Exercise brief:
Leave out any picture and return the remaining listing below exactly as given.

================

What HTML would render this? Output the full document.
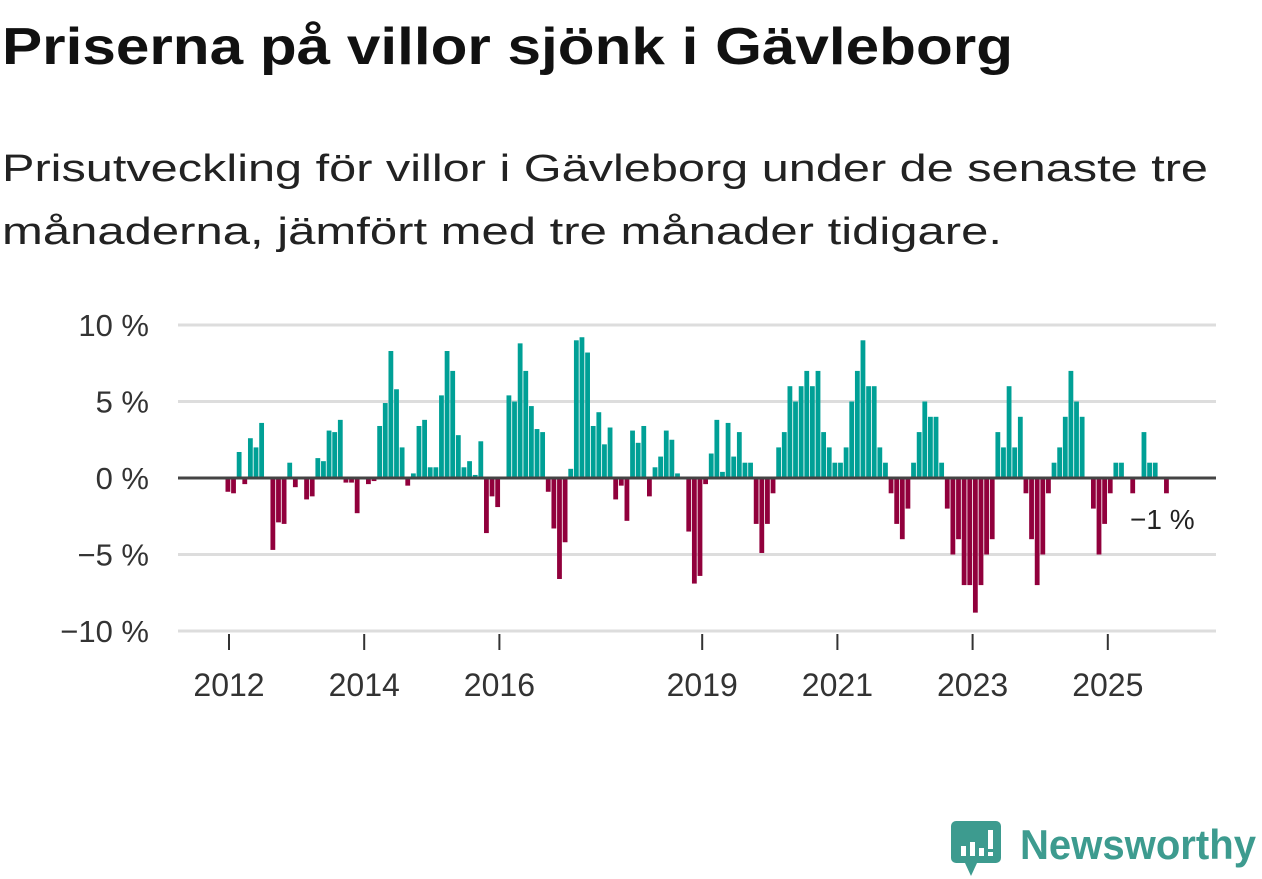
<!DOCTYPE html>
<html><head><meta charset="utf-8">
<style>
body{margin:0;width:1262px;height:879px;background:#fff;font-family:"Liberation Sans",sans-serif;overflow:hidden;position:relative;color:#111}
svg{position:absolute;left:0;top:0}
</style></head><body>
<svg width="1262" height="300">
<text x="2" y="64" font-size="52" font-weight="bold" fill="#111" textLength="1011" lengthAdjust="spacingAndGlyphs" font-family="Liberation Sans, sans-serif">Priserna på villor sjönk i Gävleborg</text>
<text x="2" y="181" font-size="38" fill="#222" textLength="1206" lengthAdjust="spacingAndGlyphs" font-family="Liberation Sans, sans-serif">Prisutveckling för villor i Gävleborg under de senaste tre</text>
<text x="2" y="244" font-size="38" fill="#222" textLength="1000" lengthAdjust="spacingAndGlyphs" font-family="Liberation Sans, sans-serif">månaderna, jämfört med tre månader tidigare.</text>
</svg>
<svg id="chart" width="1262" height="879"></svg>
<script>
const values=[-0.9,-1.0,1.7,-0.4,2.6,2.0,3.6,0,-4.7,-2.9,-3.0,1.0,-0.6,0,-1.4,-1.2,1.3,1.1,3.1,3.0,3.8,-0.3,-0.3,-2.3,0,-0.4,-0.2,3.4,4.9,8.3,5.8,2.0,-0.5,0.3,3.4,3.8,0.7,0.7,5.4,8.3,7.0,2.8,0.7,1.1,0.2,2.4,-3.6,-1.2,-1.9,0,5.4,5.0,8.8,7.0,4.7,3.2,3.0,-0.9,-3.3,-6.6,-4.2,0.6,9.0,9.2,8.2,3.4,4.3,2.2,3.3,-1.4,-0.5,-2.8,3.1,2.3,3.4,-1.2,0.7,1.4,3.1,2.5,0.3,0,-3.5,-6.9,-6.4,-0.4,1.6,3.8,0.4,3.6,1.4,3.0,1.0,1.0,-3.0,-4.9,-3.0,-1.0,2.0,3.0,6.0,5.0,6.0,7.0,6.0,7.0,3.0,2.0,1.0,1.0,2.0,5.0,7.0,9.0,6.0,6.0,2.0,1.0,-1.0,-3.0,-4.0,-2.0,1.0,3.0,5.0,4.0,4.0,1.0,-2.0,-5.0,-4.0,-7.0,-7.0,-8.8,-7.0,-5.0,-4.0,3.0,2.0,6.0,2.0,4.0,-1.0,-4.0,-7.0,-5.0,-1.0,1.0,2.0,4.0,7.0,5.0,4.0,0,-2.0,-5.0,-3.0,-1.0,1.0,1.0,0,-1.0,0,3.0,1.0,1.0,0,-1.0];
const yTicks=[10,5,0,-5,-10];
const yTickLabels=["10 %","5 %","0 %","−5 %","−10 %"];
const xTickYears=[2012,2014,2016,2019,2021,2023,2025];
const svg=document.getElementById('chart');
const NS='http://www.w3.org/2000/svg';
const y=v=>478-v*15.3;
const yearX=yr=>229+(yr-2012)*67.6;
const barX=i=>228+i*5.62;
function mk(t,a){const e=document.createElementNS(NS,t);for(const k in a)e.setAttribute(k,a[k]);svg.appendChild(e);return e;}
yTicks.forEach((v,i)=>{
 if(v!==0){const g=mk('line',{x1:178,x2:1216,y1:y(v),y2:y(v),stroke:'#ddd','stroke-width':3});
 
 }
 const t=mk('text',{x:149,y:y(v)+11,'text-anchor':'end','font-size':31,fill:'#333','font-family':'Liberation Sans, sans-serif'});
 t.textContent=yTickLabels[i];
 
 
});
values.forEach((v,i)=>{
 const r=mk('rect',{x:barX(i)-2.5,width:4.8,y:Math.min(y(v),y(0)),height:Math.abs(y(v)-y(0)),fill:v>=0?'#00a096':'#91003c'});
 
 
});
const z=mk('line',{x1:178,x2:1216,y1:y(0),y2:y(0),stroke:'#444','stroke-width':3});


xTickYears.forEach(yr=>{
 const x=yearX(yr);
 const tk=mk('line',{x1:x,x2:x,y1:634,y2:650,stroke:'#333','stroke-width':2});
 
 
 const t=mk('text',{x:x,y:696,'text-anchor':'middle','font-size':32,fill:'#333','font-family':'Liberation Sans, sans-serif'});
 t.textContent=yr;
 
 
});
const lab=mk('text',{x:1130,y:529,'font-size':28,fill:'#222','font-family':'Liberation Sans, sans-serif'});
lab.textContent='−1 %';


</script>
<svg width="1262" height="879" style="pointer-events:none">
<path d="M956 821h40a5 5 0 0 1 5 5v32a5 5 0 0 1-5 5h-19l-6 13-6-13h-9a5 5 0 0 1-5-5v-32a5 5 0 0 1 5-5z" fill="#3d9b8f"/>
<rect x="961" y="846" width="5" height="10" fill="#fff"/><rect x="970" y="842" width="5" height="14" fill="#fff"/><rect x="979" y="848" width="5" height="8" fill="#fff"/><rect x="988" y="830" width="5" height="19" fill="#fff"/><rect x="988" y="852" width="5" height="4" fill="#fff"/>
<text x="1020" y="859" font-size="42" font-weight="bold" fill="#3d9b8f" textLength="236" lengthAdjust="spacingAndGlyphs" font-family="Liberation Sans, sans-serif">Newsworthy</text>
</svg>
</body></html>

================

Written solution:
What HTML would render this? Output the full document.
<!DOCTYPE html>
<html><head><meta charset="utf-8">
<style>
body{margin:0;width:1262px;height:879px;background:#fff;font-family:"Liberation Sans",sans-serif;overflow:hidden;position:relative;color:#111}
svg{position:absolute;left:0;top:0}
</style></head><body>
<svg width="1262" height="300">
<text x="2" y="64" font-size="52" font-weight="bold" fill="#111" textLength="1011" lengthAdjust="spacingAndGlyphs" font-family="Liberation Sans, sans-serif">Priserna på villor sjönk i Gävleborg</text>
<text x="2" y="181" font-size="38" fill="#222" textLength="1206" lengthAdjust="spacingAndGlyphs" font-family="Liberation Sans, sans-serif">Prisutveckling för villor i Gävleborg under de senaste tre</text>
<text x="2" y="244" font-size="38" fill="#222" textLength="1000" lengthAdjust="spacingAndGlyphs" font-family="Liberation Sans, sans-serif">månaderna, jämfört med tre månader tidigare.</text>
</svg>
<svg id="chart" width="1262" height="879"></svg>
<script>
const values=[-0.9,-1.0,1.7,-0.4,2.6,2.0,3.6,0,-4.7,-2.9,-3.0,1.0,-0.6,0,-1.4,-1.2,1.3,1.1,3.1,3.0,3.8,-0.3,-0.3,-2.3,0,-0.4,-0.2,3.4,4.9,8.3,5.8,2.0,-0.5,0.3,3.4,3.8,0.7,0.7,5.4,8.3,7.0,2.8,0.7,1.1,0.2,2.4,-3.6,-1.2,-1.9,0,5.4,5.0,8.8,7.0,4.7,3.2,3.0,-0.9,-3.3,-6.6,-4.2,0.6,9.0,9.2,8.2,3.4,4.3,2.2,3.3,-1.4,-0.5,-2.8,3.1,2.3,3.4,-1.2,0.7,1.4,3.1,2.5,0.3,0,-3.5,-6.9,-6.4,-0.4,1.6,3.8,0.4,3.6,1.4,3.0,1.0,1.0,-3.0,-4.9,-3.0,-1.0,2.0,3.0,6.0,5.0,6.0,7.0,6.0,7.0,3.0,2.0,1.0,1.0,2.0,5.0,7.0,9.0,6.0,6.0,2.0,1.0,-1.0,-3.0,-4.0,-2.0,1.0,3.0,5.0,4.0,4.0,1.0,-2.0,-5.0,-4.0,-7.0,-7.0,-8.8,-7.0,-5.0,-4.0,3.0,2.0,6.0,2.0,4.0,-1.0,-4.0,-7.0,-5.0,-1.0,1.0,2.0,4.0,7.0,5.0,4.0,0,-2.0,-5.0,-3.0,-1.0,1.0,1.0,0,-1.0,0,3.0,1.0,1.0,0,-1.0];
const yTicks=[10,5,0,-5,-10];
const yTickLabels=["10 %","5 %","0 %","−5 %","−10 %"];
const xTickYears=[2012,2014,2016,2019,2021,2023,2025];
const svg=document.getElementById('chart');
const NS='http://www.w3.org/2000/svg';
const y=v=>478-v*15.3;
const yearX=yr=>229+(yr-2012)*67.6;
const barX=i=>228+i*5.62;
function mk(t,a){const e=document.createElementNS(NS,t);for(const k in a)e.setAttribute(k,a[k]);svg.appendChild(e);return e;}
yTicks.forEach((v,i)=>{
 if(v!==0){const g=mk('line',{x1:178,x2:1216,y1:y(v),y2:y(v),stroke:'#ddd','stroke-width':3});
 
 }
 const t=mk('text',{x:149,y:y(v)+11,'text-anchor':'end','font-size':31,fill:'#333','font-family':'Liberation Sans, sans-serif'});
 t.textContent=yTickLabels[i];
 
 
});
values.forEach((v,i)=>{
 const r=mk('rect',{x:barX(i)-2.5,width:4.8,y:Math.min(y(v),y(0)),height:Math.abs(y(v)-y(0)),fill:v>=0?'#00a096':'#91003c'});
 
 
});
const z=mk('line',{x1:178,x2:1216,y1:y(0),y2:y(0),stroke:'#444','stroke-width':3});


xTickYears.forEach(yr=>{
 const x=yearX(yr);
 const tk=mk('line',{x1:x,x2:x,y1:634,y2:650,stroke:'#333','stroke-width':2});
 
 
 const t=mk('text',{x:x,y:696,'text-anchor':'middle','font-size':32,fill:'#333','font-family':'Liberation Sans, sans-serif'});
 t.textContent=yr;
 
 
});
const lab=mk('text',{x:1130,y:529,'font-size':28,fill:'#222','font-family':'Liberation Sans, sans-serif'});
lab.textContent='−1 %';


</script>
<svg width="1262" height="879" style="pointer-events:none">
<path d="M956 821h40a5 5 0 0 1 5 5v32a5 5 0 0 1-5 5h-19l-6 13-6-13h-9a5 5 0 0 1-5-5v-32a5 5 0 0 1 5-5z" fill="#3d9b8f"/>
<rect x="961" y="846" width="5" height="10" fill="#fff"/><rect x="970" y="842" width="5" height="14" fill="#fff"/><rect x="979" y="848" width="5" height="8" fill="#fff"/><rect x="988" y="830" width="5" height="19" fill="#fff"/><rect x="988" y="852" width="5" height="4" fill="#fff"/>
<text x="1020" y="859" font-size="42" font-weight="bold" fill="#3d9b8f" textLength="236" lengthAdjust="spacingAndGlyphs" font-family="Liberation Sans, sans-serif">Newsworthy</text>
</svg>
</body></html>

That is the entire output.